Prompt
Send each entry back exactly as given, pictures excluded.

(Data listing)
★ ★ ★ ★ ★ ★ ★
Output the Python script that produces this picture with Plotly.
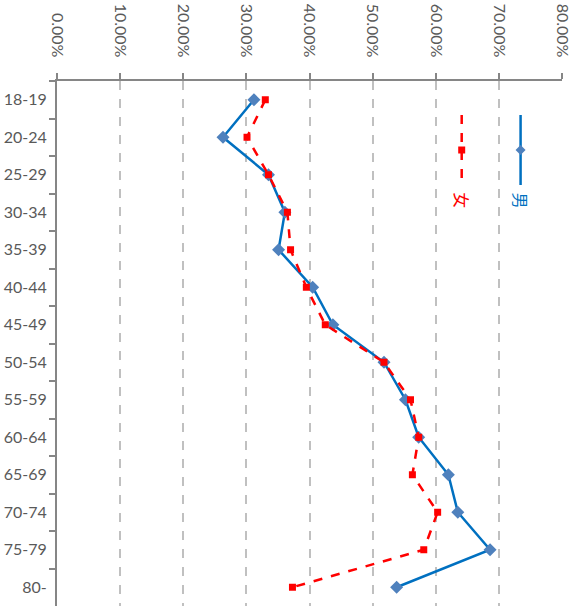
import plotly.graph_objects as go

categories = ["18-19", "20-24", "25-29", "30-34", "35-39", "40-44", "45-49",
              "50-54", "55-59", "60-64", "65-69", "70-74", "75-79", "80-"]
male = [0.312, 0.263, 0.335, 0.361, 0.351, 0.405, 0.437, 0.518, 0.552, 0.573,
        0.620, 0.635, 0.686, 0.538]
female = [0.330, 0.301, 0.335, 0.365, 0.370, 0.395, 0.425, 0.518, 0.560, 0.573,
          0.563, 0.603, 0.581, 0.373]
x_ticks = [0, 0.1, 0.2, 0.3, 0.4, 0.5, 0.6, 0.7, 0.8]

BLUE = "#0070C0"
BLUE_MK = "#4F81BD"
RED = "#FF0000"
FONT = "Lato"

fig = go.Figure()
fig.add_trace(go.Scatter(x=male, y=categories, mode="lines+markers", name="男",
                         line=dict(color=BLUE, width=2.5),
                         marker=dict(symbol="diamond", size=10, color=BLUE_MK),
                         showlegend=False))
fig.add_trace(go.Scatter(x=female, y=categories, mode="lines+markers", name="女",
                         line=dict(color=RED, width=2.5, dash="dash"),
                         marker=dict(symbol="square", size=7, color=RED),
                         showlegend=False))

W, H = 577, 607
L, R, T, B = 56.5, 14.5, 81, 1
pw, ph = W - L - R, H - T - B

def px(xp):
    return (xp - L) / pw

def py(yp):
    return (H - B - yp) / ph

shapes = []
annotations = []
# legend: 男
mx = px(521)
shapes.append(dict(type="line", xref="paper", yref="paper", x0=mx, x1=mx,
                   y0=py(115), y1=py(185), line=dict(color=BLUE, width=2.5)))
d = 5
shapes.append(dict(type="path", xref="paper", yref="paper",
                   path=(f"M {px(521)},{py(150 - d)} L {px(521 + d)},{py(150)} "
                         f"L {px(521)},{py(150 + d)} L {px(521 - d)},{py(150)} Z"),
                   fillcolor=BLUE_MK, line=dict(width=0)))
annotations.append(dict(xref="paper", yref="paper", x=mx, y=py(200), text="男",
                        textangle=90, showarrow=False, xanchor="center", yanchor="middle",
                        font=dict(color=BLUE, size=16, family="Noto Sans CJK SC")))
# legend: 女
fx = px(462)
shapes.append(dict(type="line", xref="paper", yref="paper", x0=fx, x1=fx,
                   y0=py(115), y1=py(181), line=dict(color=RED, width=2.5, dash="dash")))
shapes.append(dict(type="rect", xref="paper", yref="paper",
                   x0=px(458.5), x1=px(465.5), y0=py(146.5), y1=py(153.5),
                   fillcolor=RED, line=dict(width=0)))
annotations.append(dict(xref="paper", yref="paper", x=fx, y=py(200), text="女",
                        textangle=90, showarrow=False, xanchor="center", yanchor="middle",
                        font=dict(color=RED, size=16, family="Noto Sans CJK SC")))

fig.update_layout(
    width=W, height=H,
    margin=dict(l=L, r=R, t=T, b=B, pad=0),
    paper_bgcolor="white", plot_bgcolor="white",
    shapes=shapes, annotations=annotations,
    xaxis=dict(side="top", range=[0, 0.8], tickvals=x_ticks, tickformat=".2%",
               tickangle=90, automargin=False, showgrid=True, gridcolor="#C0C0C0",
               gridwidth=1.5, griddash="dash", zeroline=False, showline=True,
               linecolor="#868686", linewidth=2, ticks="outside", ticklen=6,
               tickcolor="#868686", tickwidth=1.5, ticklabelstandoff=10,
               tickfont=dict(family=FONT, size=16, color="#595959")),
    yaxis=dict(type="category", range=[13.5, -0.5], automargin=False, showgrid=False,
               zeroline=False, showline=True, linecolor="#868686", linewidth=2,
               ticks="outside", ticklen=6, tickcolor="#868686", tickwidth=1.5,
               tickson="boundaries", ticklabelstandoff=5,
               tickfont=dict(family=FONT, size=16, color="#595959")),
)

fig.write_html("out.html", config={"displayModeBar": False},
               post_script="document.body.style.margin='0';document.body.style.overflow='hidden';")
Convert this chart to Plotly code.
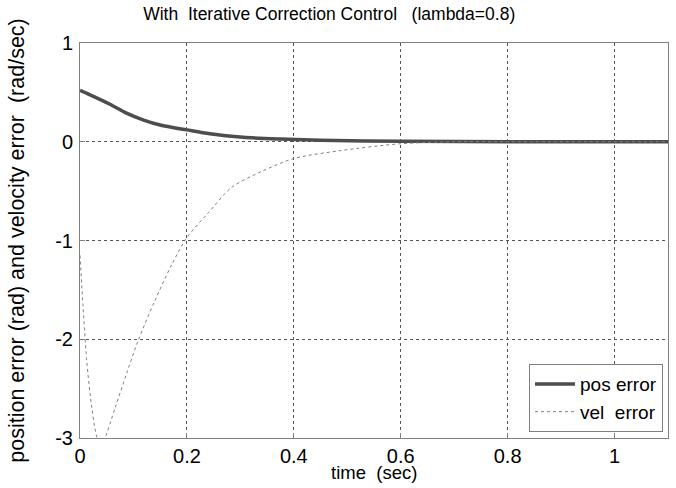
★ ★ ★ ★ ★ ★ ★
Correct answer
Output the Python script that produces this picture with Plotly.
import plotly.graph_objects as go

categories = ["18-19", "20-24", "25-29", "30-34", "35-39", "40-44", "45-49",
              "50-54", "55-59", "60-64", "65-69", "70-74", "75-79", "80-"]
male = [0.312, 0.263, 0.335, 0.361, 0.351, 0.405, 0.437, 0.518, 0.552, 0.573,
        0.620, 0.635, 0.686, 0.538]
female = [0.330, 0.301, 0.335, 0.365, 0.370, 0.395, 0.425, 0.518, 0.560, 0.573,
          0.563, 0.603, 0.581, 0.373]
x_ticks = [0, 0.1, 0.2, 0.3, 0.4, 0.5, 0.6, 0.7, 0.8]

BLUE = "#0070C0"
BLUE_MK = "#4F81BD"
RED = "#FF0000"
FONT = "Lato"

fig = go.Figure()
fig.add_trace(go.Scatter(x=male, y=categories, mode="lines+markers", name="男",
                         line=dict(color=BLUE, width=2.5),
                         marker=dict(symbol="diamond", size=10, color=BLUE_MK),
                         showlegend=False))
fig.add_trace(go.Scatter(x=female, y=categories, mode="lines+markers", name="女",
                         line=dict(color=RED, width=2.5, dash="dash"),
                         marker=dict(symbol="square", size=7, color=RED),
                         showlegend=False))

W, H = 577, 607
L, R, T, B = 56.5, 14.5, 81, 1
pw, ph = W - L - R, H - T - B

def px(xp):
    return (xp - L) / pw

def py(yp):
    return (H - B - yp) / ph

shapes = []
annotations = []
# legend: 男
mx = px(521)
shapes.append(dict(type="line", xref="paper", yref="paper", x0=mx, x1=mx,
                   y0=py(115), y1=py(185), line=dict(color=BLUE, width=2.5)))
d = 5
shapes.append(dict(type="path", xref="paper", yref="paper",
                   path=(f"M {px(521)},{py(150 - d)} L {px(521 + d)},{py(150)} "
                         f"L {px(521)},{py(150 + d)} L {px(521 - d)},{py(150)} Z"),
                   fillcolor=BLUE_MK, line=dict(width=0)))
annotations.append(dict(xref="paper", yref="paper", x=mx, y=py(200), text="男",
                        textangle=90, showarrow=False, xanchor="center", yanchor="middle",
                        font=dict(color=BLUE, size=16, family="Noto Sans CJK SC")))
# legend: 女
fx = px(462)
shapes.append(dict(type="line", xref="paper", yref="paper", x0=fx, x1=fx,
                   y0=py(115), y1=py(181), line=dict(color=RED, width=2.5, dash="dash")))
shapes.append(dict(type="rect", xref="paper", yref="paper",
                   x0=px(458.5), x1=px(465.5), y0=py(146.5), y1=py(153.5),
                   fillcolor=RED, line=dict(width=0)))
annotations.append(dict(xref="paper", yref="paper", x=fx, y=py(200), text="女",
                        textangle=90, showarrow=False, xanchor="center", yanchor="middle",
                        font=dict(color=RED, size=16, family="Noto Sans CJK SC")))

fig.update_layout(
    width=W, height=H,
    margin=dict(l=L, r=R, t=T, b=B, pad=0),
    paper_bgcolor="white", plot_bgcolor="white",
    shapes=shapes, annotations=annotations,
    xaxis=dict(side="top", range=[0, 0.8], tickvals=x_ticks, tickformat=".2%",
               tickangle=90, automargin=False, showgrid=True, gridcolor="#C0C0C0",
               gridwidth=1.5, griddash="dash", zeroline=False, showline=True,
               linecolor="#868686", linewidth=2, ticks="outside", ticklen=6,
               tickcolor="#868686", tickwidth=1.5, ticklabelstandoff=10,
               tickfont=dict(family=FONT, size=16, color="#595959")),
    yaxis=dict(type="category", range=[13.5, -0.5], automargin=False, showgrid=False,
               zeroline=False, showline=True, linecolor="#868686", linewidth=2,
               ticks="outside", ticklen=6, tickcolor="#868686", tickwidth=1.5,
               tickson="boundaries", ticklabelstandoff=5,
               tickfont=dict(family=FONT, size=16, color="#595959")),
)

fig.write_html("out.html", config={"displayModeBar": False},
               post_script="document.body.style.margin='0';document.body.style.overflow='hidden';")
Convert this chart to Plotly code.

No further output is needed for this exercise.